WHAT IS EXPECTED = Go through the material and write it all out exactly, minus the pictures.

─── DATA EXCERPT ───

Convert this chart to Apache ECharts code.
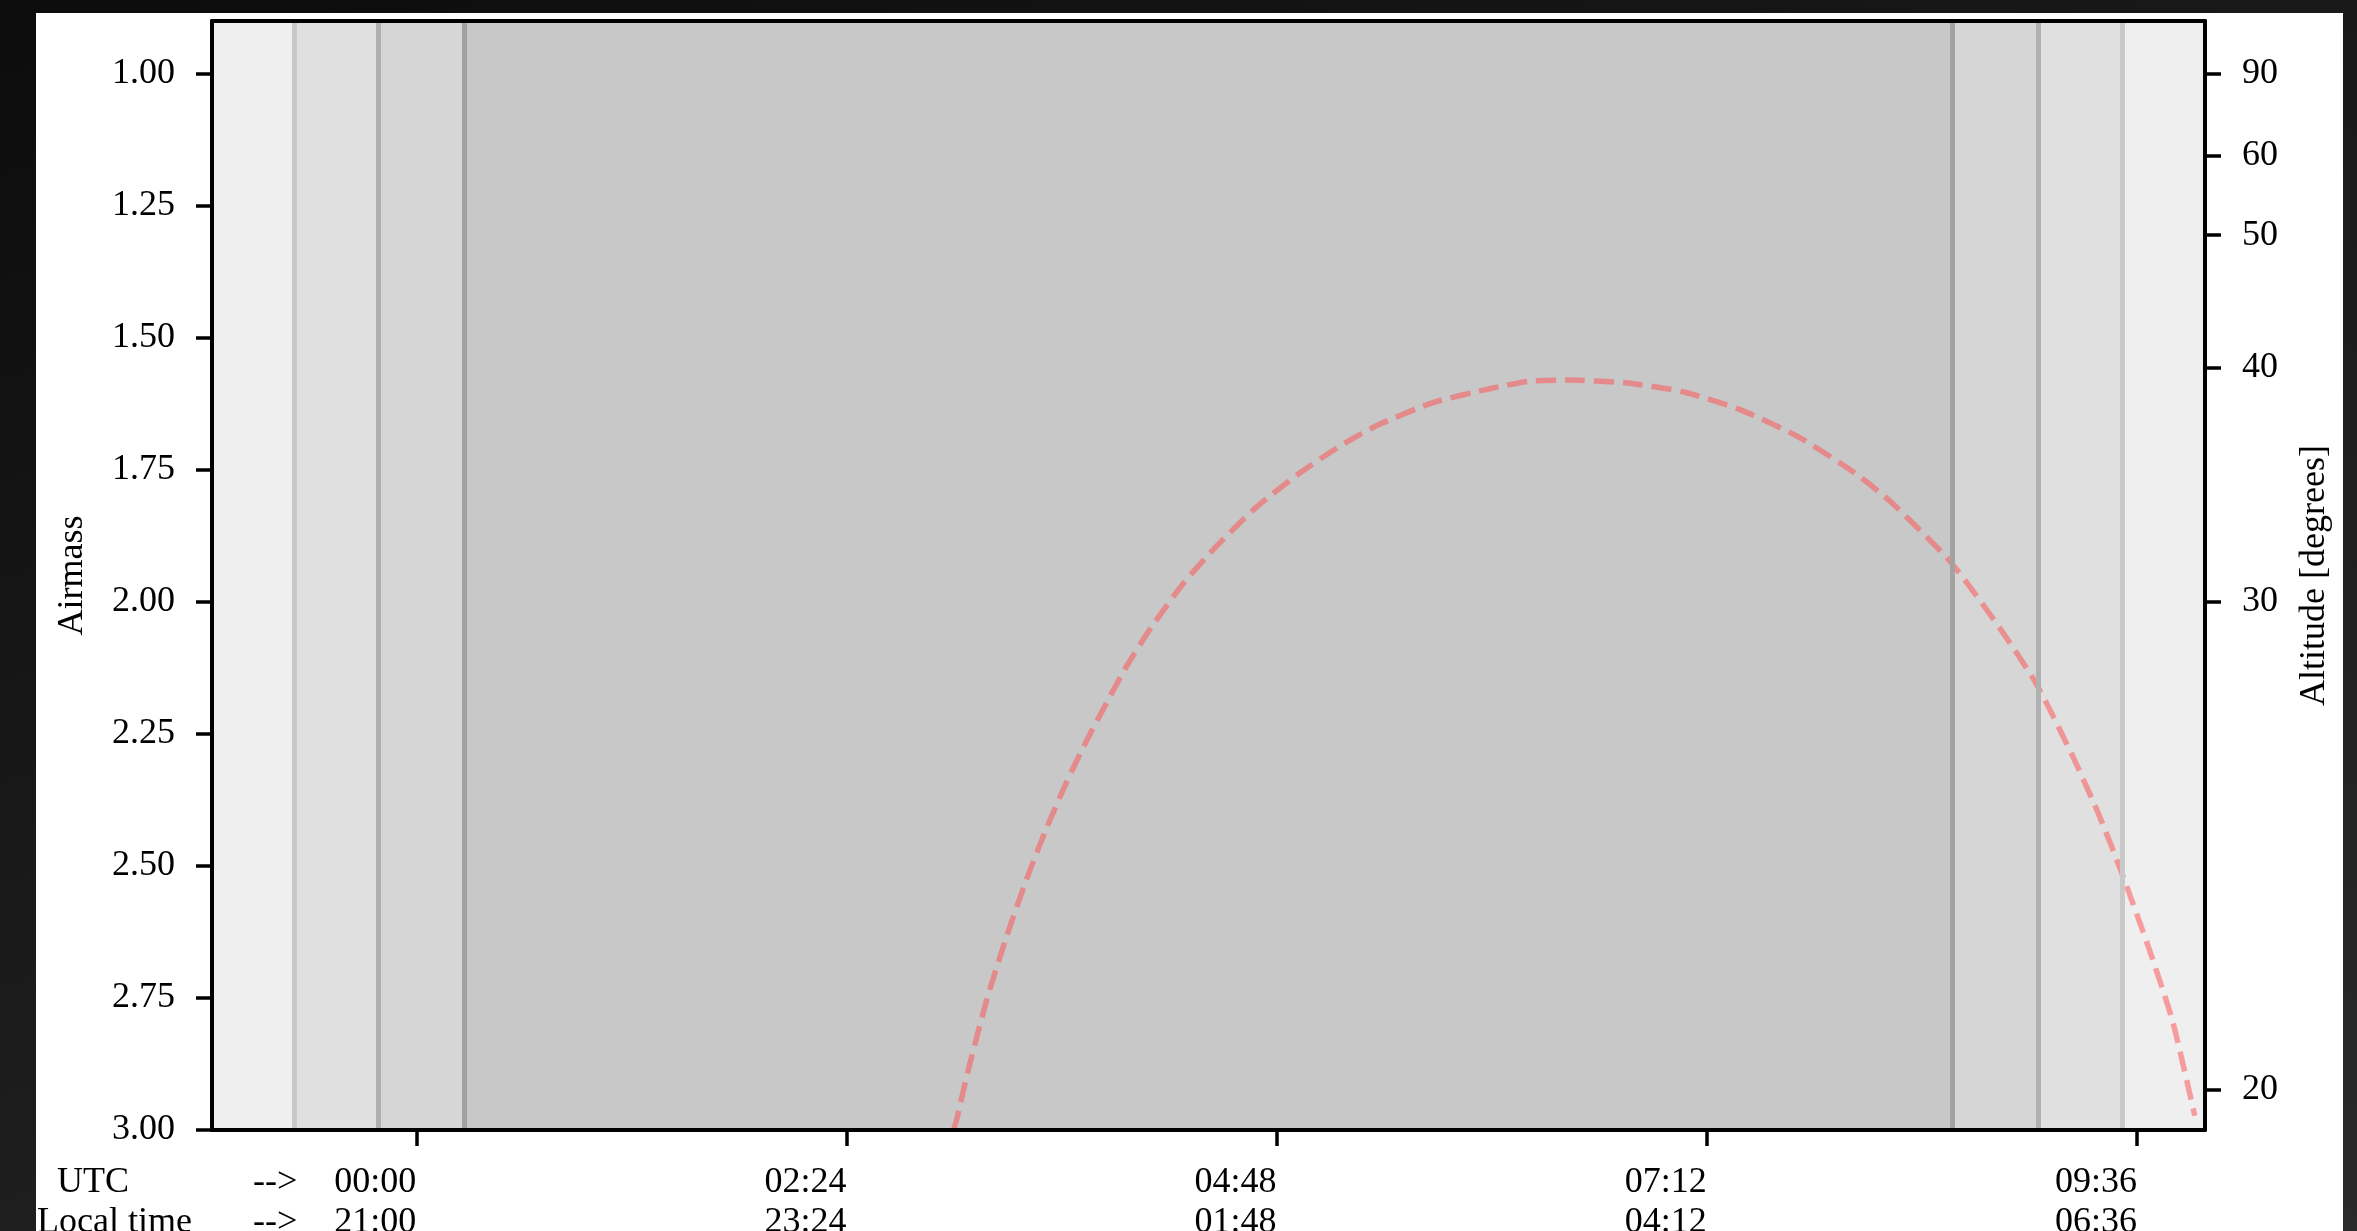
<!DOCTYPE html>
<html><head><meta charset="utf-8">
<script src="https://cdn.jsdelivr.net/npm/echarts@6/dist/echarts.min.js"></script>
<style>
html,body{margin:0;padding:0;width:2357px;height:1231px;overflow:hidden;background:linear-gradient(160deg,#0c0c0c 0%,#1a1a1a 45%,#2a2a2a 100%);}
#c{position:absolute;left:36px;top:13px;width:2307px;height:1218px;background:#ffffff;}
</style></head><body><div id="c"></div>
<script>
// ---- data (hours since 00:00 UTC) ----
const timesUTC = [2.998, 3.015, 3.077, 3.183, 3.295, 3.406, 3.518, 3.630, 3.741, 3.853, 3.964, 4.109, 4.277, 4.466, 4.689, 4.929, 5.153, 5.359, 5.677, 5.995, 6.210, 6.425, 6.743, 7.067, 7.385, 7.709, 8.027, 8.222, 8.557, 8.836, 9.042, 9.243, 9.394, 9.522, 9.673, 9.800, 9.923];
const airmass  = [3.000, 2.980, 2.890, 2.753, 2.632, 2.524, 2.427, 2.340, 2.262, 2.190, 2.121, 2.044, 1.966, 1.894, 1.820, 1.756, 1.705, 1.666, 1.622, 1.596, 1.582, 1.580, 1.585, 1.602, 1.636, 1.687, 1.756, 1.809, 1.923, 2.050, 2.157, 2.293, 2.408, 2.519, 2.662, 2.795, 2.973];
const xTicks = [0, 2.4, 4.8, 7.2, 9.6];
const utcLabels = ['00:00', '02:24', '04:48', '07:12', '09:36'];
const localLabels = ['21:00', '23:24', '01:48', '04:12', '06:36'];
const airmassTicks = [1.00, 1.25, 1.50, 1.75, 2.00, 2.25, 2.50, 2.75, 3.00];
const altitudeTicks = [90, 60, 50, 40, 30, 20];
const eveningTwilight = [-0.677, -0.209, 0.271];
const morningTwilight = [8.572, 9.052, 9.521];
const xRange = [-1.14, 9.98];
const yRange = [0.9, 3.0];

// ---- chart ----
const FONT = 'Liberation Serif, Times New Roman, serif';
const FS = 36;
const altToAirmass = a => 1 / Math.sin(a * Math.PI / 180);
const altPositions = altitudeTicks.map(altToAirmass);
const nearestIdx = (arr, v) => { let b = 0; arr.forEach((x, i) => { if (Math.abs(x - v) < Math.abs(arr[b] - v)) b = i; }); return b; };

const bandColors = ['#efefef', '#e0e0e0', '#d6d6d6', '#c8c8c8', '#d6d6d6', '#e0e0e0', '#efefef'];
const edges = [xRange[0], ...eveningTwilight, ...morningTwilight, xRange[1]];
const bands = [];
for (let i = 0; i < edges.length - 1; i++) {
  bands.push([{ xAxis: edges[i], itemStyle: { color: bandColors[i] } }, { xAxis: edges[i + 1] }]);
}
const lineColors = ['#c8c8c8', '#b0b0b0', '#a2a2a2', '#a2a2a2', '#b0b0b0', '#c8c8c8'];
const twilightLines = [...eveningTwilight, ...morningTwilight].map((v, i) => ({ xAxis: v, lineStyle: { color: lineColors[i], width: 5, type: 'solid' } }));

const chart = echarts.init(document.getElementById('c'), null, { renderer: 'canvas' });
const axisLine = { show: true, onZero: false, lineStyle: { color: '#000', width: 4 } };
const tickStyle = { color: '#000', width: 3.5 };
const txt = (text, x, y) => ({ type: 'text', x: x, y: y, z: 20, style: { text: text, font: FS + 'px ' + FONT, fill: '#000', textAlign: 'left', textVerticalAlign: 'middle' } });
chart.setOption({
  animation: false,
  backgroundColor: '#ffffff',
  grid: { left: 176, right: 138, top: 8, bottom: 101, containLabel: false, outerBoundsMode: 'none' },
  xAxis: [{
    type: 'value', min: xRange[0], max: xRange[1], position: 'bottom', z: 10,
    axisLine: axisLine, splitLine: { show: false },
    axisTick: { show: true, length: 16, lineStyle: tickStyle, customValues: xTicks },
    axisLabel: {
      customValues: xTicks, fontFamily: FONT, fontSize: FS, color: '#000', align: 'right', lineHeight: 40, margin: 33,
      formatter: v => { const i = nearestIdx(xTicks, v); return utcLabels[i] + '\n' + localLabels[i]; }
    }
  }, {
    type: 'value', min: xRange[0], max: xRange[1], position: 'top', z: 10,
    axisLine: axisLine, axisTick: { show: false }, axisLabel: { show: false }, splitLine: { show: false }
  }],
  yAxis: [{
    type: 'value', min: yRange[0], max: yRange[1], inverse: true, position: 'left', z: 10,
    name: 'Airmass', nameLocation: 'middle', nameRotate: 90, nameGap: 121,
    nameTextStyle: { fontFamily: FONT, fontSize: FS, color: '#000' },
    axisLine: axisLine, splitLine: { show: false },
    axisTick: { show: true, length: 16, lineStyle: tickStyle, customValues: airmassTicks },
    axisLabel: { customValues: airmassTicks, fontFamily: FONT, fontSize: FS, color: '#000', margin: 37, formatter: v => v.toFixed(2) }
  }, {
    type: 'value', min: yRange[0], max: yRange[1], inverse: true, position: 'right', z: 10,
    name: 'Altitude [degrees]', nameLocation: 'middle', nameRotate: 90, nameGap: 92,
    nameTextStyle: { fontFamily: FONT, fontSize: FS, color: '#000' },
    axisLine: axisLine, splitLine: { show: false },
    axisTick: { show: true, length: 16, lineStyle: tickStyle, customValues: altPositions },
    axisLabel: { customValues: altPositions, fontFamily: FONT, fontSize: FS, color: '#000', margin: 37,
      formatter: v => String(altitudeTicks[nearestIdx(altPositions, v)]) }
  }],
  graphic: [txt('UTC', 21, 1170), txt('-->', 217, 1170), txt('Local time', 1, 1210), txt('-->', 217, 1210)],
  series: [{
    type: 'line', z: 1, data: [], silent: true,
    markArea: { silent: true, data: bands },
    markLine: { silent: true, symbol: 'none', label: { show: false }, data: twilightLines }
  }, {
    type: 'line', z: 3, silent: true, showSymbol: false, smooth: 0.2, clip: true,
    data: timesUTC.map((t, i) => [t, airmass[i]]),
    lineStyle: { color: 'rgba(255,80,80,0.52)', width: 5.5, type: [20, 9], cap: 'butt' }
  }]
});
</script></body></html>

───

FINISHED TASK =
Convert this chart to Apache ECharts code.
<!DOCTYPE html>
<html><head><meta charset="utf-8">
<script src="https://cdn.jsdelivr.net/npm/echarts@6/dist/echarts.min.js"></script>
<style>
html,body{margin:0;padding:0;width:2357px;height:1231px;overflow:hidden;background:linear-gradient(160deg,#0c0c0c 0%,#1a1a1a 45%,#2a2a2a 100%);}
#c{position:absolute;left:36px;top:13px;width:2307px;height:1218px;background:#ffffff;}
</style></head><body><div id="c"></div>
<script>
// ---- data (hours since 00:00 UTC) ----
const timesUTC = [2.998, 3.015, 3.077, 3.183, 3.295, 3.406, 3.518, 3.630, 3.741, 3.853, 3.964, 4.109, 4.277, 4.466, 4.689, 4.929, 5.153, 5.359, 5.677, 5.995, 6.210, 6.425, 6.743, 7.067, 7.385, 7.709, 8.027, 8.222, 8.557, 8.836, 9.042, 9.243, 9.394, 9.522, 9.673, 9.800, 9.923];
const airmass  = [3.000, 2.980, 2.890, 2.753, 2.632, 2.524, 2.427, 2.340, 2.262, 2.190, 2.121, 2.044, 1.966, 1.894, 1.820, 1.756, 1.705, 1.666, 1.622, 1.596, 1.582, 1.580, 1.585, 1.602, 1.636, 1.687, 1.756, 1.809, 1.923, 2.050, 2.157, 2.293, 2.408, 2.519, 2.662, 2.795, 2.973];
const xTicks = [0, 2.4, 4.8, 7.2, 9.6];
const utcLabels = ['00:00', '02:24', '04:48', '07:12', '09:36'];
const localLabels = ['21:00', '23:24', '01:48', '04:12', '06:36'];
const airmassTicks = [1.00, 1.25, 1.50, 1.75, 2.00, 2.25, 2.50, 2.75, 3.00];
const altitudeTicks = [90, 60, 50, 40, 30, 20];
const eveningTwilight = [-0.677, -0.209, 0.271];
const morningTwilight = [8.572, 9.052, 9.521];
const xRange = [-1.14, 9.98];
const yRange = [0.9, 3.0];

// ---- chart ----
const FONT = 'Liberation Serif, Times New Roman, serif';
const FS = 36;
const altToAirmass = a => 1 / Math.sin(a * Math.PI / 180);
const altPositions = altitudeTicks.map(altToAirmass);
const nearestIdx = (arr, v) => { let b = 0; arr.forEach((x, i) => { if (Math.abs(x - v) < Math.abs(arr[b] - v)) b = i; }); return b; };

const bandColors = ['#efefef', '#e0e0e0', '#d6d6d6', '#c8c8c8', '#d6d6d6', '#e0e0e0', '#efefef'];
const edges = [xRange[0], ...eveningTwilight, ...morningTwilight, xRange[1]];
const bands = [];
for (let i = 0; i < edges.length - 1; i++) {
  bands.push([{ xAxis: edges[i], itemStyle: { color: bandColors[i] } }, { xAxis: edges[i + 1] }]);
}
const lineColors = ['#c8c8c8', '#b0b0b0', '#a2a2a2', '#a2a2a2', '#b0b0b0', '#c8c8c8'];
const twilightLines = [...eveningTwilight, ...morningTwilight].map((v, i) => ({ xAxis: v, lineStyle: { color: lineColors[i], width: 5, type: 'solid' } }));

const chart = echarts.init(document.getElementById('c'), null, { renderer: 'canvas' });
const axisLine = { show: true, onZero: false, lineStyle: { color: '#000', width: 4 } };
const tickStyle = { color: '#000', width: 3.5 };
const txt = (text, x, y) => ({ type: 'text', x: x, y: y, z: 20, style: { text: text, font: FS + 'px ' + FONT, fill: '#000', textAlign: 'left', textVerticalAlign: 'middle' } });
chart.setOption({
  animation: false,
  backgroundColor: '#ffffff',
  grid: { left: 176, right: 138, top: 8, bottom: 101, containLabel: false, outerBoundsMode: 'none' },
  xAxis: [{
    type: 'value', min: xRange[0], max: xRange[1], position: 'bottom', z: 10,
    axisLine: axisLine, splitLine: { show: false },
    axisTick: { show: true, length: 16, lineStyle: tickStyle, customValues: xTicks },
    axisLabel: {
      customValues: xTicks, fontFamily: FONT, fontSize: FS, color: '#000', align: 'right', lineHeight: 40, margin: 33,
      formatter: v => { const i = nearestIdx(xTicks, v); return utcLabels[i] + '\n' + localLabels[i]; }
    }
  }, {
    type: 'value', min: xRange[0], max: xRange[1], position: 'top', z: 10,
    axisLine: axisLine, axisTick: { show: false }, axisLabel: { show: false }, splitLine: { show: false }
  }],
  yAxis: [{
    type: 'value', min: yRange[0], max: yRange[1], inverse: true, position: 'left', z: 10,
    name: 'Airmass', nameLocation: 'middle', nameRotate: 90, nameGap: 121,
    nameTextStyle: { fontFamily: FONT, fontSize: FS, color: '#000' },
    axisLine: axisLine, splitLine: { show: false },
    axisTick: { show: true, length: 16, lineStyle: tickStyle, customValues: airmassTicks },
    axisLabel: { customValues: airmassTicks, fontFamily: FONT, fontSize: FS, color: '#000', margin: 37, formatter: v => v.toFixed(2) }
  }, {
    type: 'value', min: yRange[0], max: yRange[1], inverse: true, position: 'right', z: 10,
    name: 'Altitude [degrees]', nameLocation: 'middle', nameRotate: 90, nameGap: 92,
    nameTextStyle: { fontFamily: FONT, fontSize: FS, color: '#000' },
    axisLine: axisLine, splitLine: { show: false },
    axisTick: { show: true, length: 16, lineStyle: tickStyle, customValues: altPositions },
    axisLabel: { customValues: altPositions, fontFamily: FONT, fontSize: FS, color: '#000', margin: 37,
      formatter: v => String(altitudeTicks[nearestIdx(altPositions, v)]) }
  }],
  graphic: [txt('UTC', 21, 1170), txt('-->', 217, 1170), txt('Local time', 1, 1210), txt('-->', 217, 1210)],
  series: [{
    type: 'line', z: 1, data: [], silent: true,
    markArea: { silent: true, data: bands },
    markLine: { silent: true, symbol: 'none', label: { show: false }, data: twilightLines }
  }, {
    type: 'line', z: 3, silent: true, showSymbol: false, smooth: 0.2, clip: true,
    data: timesUTC.map((t, i) => [t, airmass[i]]),
    lineStyle: { color: 'rgba(255,80,80,0.52)', width: 5.5, type: [20, 9], cap: 'butt' }
  }]
});
</script></body></html>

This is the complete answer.